# [PROBLEM DESCRIPTION]
The copy must start at the line that contains "Write a Python" and finish at the line that contains "return (T + PH - (y - 8)) / PH", reproducing each line exactly. Any picture in that span is omitted.

# [THE DATA]
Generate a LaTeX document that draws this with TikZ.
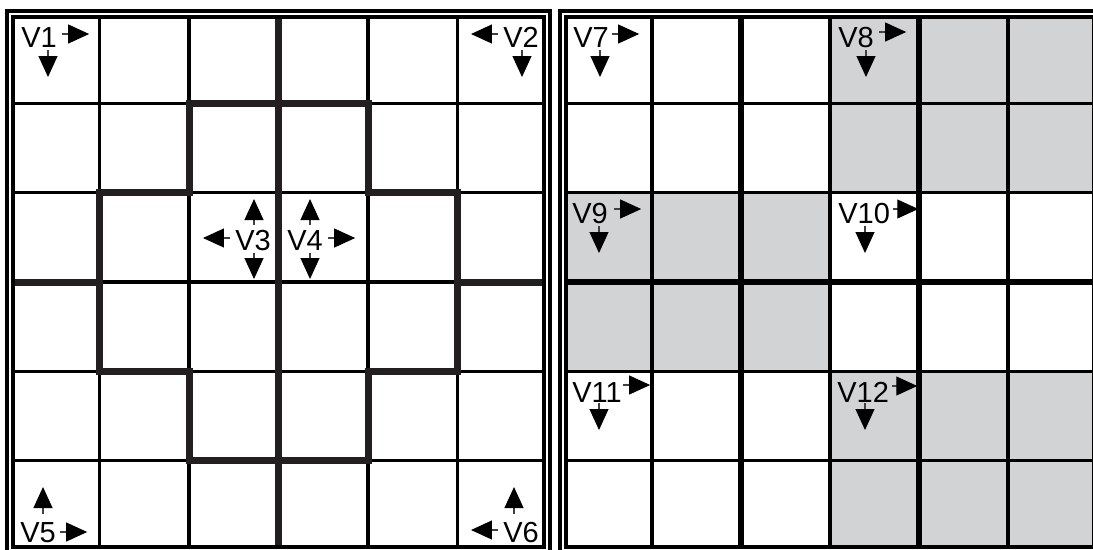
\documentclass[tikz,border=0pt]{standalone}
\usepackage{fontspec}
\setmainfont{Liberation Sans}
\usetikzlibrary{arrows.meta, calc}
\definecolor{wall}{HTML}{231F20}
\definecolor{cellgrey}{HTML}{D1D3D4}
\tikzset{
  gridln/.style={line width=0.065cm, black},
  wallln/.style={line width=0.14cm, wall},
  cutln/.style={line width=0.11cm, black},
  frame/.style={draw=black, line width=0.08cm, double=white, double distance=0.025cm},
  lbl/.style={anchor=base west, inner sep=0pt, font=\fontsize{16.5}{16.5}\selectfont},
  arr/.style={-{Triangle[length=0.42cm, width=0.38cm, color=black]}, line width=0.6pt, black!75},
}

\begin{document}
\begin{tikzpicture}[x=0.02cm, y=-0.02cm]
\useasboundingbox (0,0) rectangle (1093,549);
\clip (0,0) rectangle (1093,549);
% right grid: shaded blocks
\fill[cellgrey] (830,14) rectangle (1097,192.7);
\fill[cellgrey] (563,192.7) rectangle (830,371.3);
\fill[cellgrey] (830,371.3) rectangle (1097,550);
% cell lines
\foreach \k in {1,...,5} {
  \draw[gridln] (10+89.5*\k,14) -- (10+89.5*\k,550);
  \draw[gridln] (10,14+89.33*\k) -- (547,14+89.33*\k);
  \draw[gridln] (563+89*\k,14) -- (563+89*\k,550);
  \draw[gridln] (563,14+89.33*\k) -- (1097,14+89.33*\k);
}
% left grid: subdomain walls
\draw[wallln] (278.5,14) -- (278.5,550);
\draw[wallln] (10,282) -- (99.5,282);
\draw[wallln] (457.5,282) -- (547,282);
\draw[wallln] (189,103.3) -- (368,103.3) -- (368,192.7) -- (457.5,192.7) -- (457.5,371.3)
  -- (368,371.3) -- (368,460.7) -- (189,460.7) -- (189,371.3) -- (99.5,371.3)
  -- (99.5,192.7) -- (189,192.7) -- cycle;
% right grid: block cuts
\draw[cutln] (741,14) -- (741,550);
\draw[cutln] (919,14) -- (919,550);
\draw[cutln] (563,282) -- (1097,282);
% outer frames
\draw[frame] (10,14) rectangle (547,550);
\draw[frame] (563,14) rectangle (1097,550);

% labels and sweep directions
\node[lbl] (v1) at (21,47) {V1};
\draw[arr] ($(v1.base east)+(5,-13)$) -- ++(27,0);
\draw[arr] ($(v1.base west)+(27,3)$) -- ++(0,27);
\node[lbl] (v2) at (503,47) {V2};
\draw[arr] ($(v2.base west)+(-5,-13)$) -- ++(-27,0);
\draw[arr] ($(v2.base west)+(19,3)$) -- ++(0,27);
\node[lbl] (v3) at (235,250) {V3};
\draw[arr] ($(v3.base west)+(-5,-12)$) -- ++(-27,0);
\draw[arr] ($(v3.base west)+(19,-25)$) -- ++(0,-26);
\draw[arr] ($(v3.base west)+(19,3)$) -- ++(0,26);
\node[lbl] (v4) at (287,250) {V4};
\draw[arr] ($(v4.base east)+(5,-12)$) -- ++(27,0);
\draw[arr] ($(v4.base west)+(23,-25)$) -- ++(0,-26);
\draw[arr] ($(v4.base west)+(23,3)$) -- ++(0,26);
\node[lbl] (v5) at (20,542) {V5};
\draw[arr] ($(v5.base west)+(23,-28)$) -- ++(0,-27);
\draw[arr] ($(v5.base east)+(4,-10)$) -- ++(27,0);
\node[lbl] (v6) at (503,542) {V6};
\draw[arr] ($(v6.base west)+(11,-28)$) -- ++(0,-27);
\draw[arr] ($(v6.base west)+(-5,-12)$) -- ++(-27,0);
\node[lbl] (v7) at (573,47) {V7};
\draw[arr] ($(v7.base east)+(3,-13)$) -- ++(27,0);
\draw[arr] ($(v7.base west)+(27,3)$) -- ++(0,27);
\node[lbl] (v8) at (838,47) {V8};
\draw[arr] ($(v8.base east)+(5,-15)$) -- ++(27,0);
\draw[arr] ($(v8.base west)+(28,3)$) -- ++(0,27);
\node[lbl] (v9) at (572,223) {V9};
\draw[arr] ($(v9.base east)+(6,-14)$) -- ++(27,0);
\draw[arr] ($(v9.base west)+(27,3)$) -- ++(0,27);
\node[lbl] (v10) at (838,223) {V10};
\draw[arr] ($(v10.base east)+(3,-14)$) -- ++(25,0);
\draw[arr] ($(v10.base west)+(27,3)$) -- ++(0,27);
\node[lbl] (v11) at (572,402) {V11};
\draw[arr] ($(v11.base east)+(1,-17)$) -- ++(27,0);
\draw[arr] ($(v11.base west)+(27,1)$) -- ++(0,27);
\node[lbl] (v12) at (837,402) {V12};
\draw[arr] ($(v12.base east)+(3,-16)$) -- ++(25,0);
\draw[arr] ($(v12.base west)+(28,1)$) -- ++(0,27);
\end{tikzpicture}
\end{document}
* * *
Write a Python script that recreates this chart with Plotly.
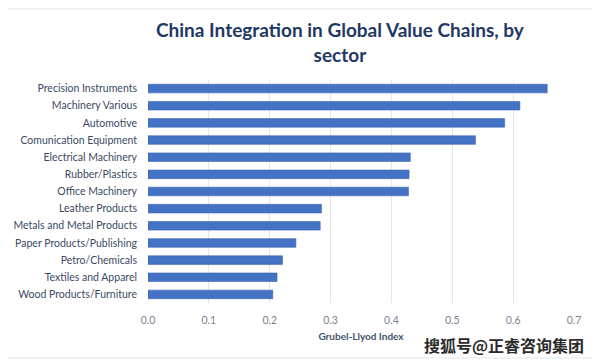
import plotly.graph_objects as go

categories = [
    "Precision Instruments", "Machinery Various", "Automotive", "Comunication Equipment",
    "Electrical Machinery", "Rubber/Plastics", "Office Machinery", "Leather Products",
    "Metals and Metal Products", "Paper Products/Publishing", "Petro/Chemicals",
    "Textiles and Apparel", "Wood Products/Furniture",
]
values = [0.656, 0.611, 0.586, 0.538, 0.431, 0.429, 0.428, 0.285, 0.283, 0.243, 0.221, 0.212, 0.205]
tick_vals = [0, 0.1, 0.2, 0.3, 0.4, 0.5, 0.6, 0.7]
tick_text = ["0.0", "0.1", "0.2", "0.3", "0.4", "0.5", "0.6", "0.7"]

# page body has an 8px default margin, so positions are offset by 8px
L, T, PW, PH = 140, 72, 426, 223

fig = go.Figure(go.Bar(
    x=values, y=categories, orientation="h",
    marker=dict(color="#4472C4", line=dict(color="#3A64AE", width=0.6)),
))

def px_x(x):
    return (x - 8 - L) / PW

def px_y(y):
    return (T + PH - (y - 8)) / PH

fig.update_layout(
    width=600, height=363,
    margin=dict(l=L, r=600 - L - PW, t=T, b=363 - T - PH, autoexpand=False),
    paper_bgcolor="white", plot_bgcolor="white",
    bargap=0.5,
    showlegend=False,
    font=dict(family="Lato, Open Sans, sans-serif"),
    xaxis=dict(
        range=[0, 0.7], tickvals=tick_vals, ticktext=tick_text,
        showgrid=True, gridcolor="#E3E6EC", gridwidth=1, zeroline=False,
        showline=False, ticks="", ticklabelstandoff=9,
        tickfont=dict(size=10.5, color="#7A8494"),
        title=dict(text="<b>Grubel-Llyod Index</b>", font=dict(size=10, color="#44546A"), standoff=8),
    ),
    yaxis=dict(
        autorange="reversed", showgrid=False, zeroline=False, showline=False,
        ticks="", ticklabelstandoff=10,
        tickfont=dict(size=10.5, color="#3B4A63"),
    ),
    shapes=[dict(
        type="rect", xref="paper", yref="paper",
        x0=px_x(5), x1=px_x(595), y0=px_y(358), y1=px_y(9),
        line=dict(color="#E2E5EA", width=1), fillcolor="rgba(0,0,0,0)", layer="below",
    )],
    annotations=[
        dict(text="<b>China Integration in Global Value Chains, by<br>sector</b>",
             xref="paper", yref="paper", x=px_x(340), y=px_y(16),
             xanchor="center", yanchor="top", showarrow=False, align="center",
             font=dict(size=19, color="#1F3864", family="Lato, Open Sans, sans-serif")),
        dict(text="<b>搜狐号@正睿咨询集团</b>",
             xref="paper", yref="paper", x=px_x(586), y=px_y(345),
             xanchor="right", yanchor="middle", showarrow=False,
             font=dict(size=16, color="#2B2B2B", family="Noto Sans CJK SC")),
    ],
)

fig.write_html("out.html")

# [PROBLEM SOLUTION]
Write a Python script that recreates this chart with Plotly.
import plotly.graph_objects as go

categories = [
    "Precision Instruments", "Machinery Various", "Automotive", "Comunication Equipment",
    "Electrical Machinery", "Rubber/Plastics", "Office Machinery", "Leather Products",
    "Metals and Metal Products", "Paper Products/Publishing", "Petro/Chemicals",
    "Textiles and Apparel", "Wood Products/Furniture",
]
values = [0.656, 0.611, 0.586, 0.538, 0.431, 0.429, 0.428, 0.285, 0.283, 0.243, 0.221, 0.212, 0.205]
tick_vals = [0, 0.1, 0.2, 0.3, 0.4, 0.5, 0.6, 0.7]
tick_text = ["0.0", "0.1", "0.2", "0.3", "0.4", "0.5", "0.6", "0.7"]

# page body has an 8px default margin, so positions are offset by 8px
L, T, PW, PH = 140, 72, 426, 223

fig = go.Figure(go.Bar(
    x=values, y=categories, orientation="h",
    marker=dict(color="#4472C4", line=dict(color="#3A64AE", width=0.6)),
))

def px_x(x):
    return (x - 8 - L) / PW

def px_y(y):
    return (T + PH - (y - 8)) / PH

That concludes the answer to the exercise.